The signs are not promising, given the case of Emma DeSouza, born in Derry, who sought an Irish citizenship-based EU right of residence for her husband but was told she must first renounce her British citizenship; a citizenship she was born with but did not want or claim. DeSouza successfully challenged this Home Office ruling, but that is now being appealed.
Sovereignty
Various publications over the last two decades have highlighted that common EU membership helped the Irish and British governments to work more closely in building the peace process and that the Belfast Agreement involved trying to fundamentally change the nature of citizenship by separating that issue and those of governance and state ethos from the question of sovereignty. As a consequence of Brexit, it is likely that proprietary assertions around sovereignty will once again become enmeshed with citizenship in a contested state.

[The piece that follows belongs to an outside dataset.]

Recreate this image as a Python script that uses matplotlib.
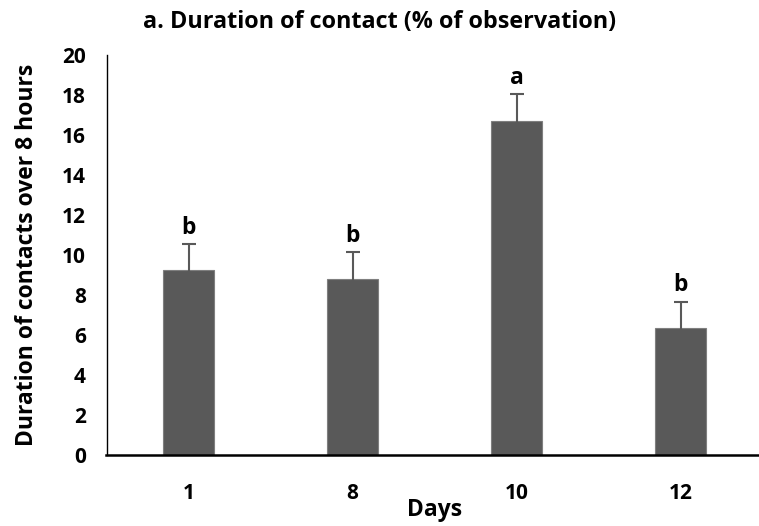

Detail is needed as to how this might be overcome; if it continues to be sidestepped, those most impacted will be justified in being cynical about Varadkar’s rhetoric in December 2017 about the southern state never abandoning northern nationalists again; indeed some of them have already been vocal about this amounting to hot air. Supposedly cast-iron guarantees could easily become empty promises by October when there is urgency about finally getting a conclusion to a Brexit process that has been so intractable.
This question of citizenship is already shaping up to be associated with subjugation and, as in the past, it will require external intervention to be confronted. But who will have the will or the desire to intervene?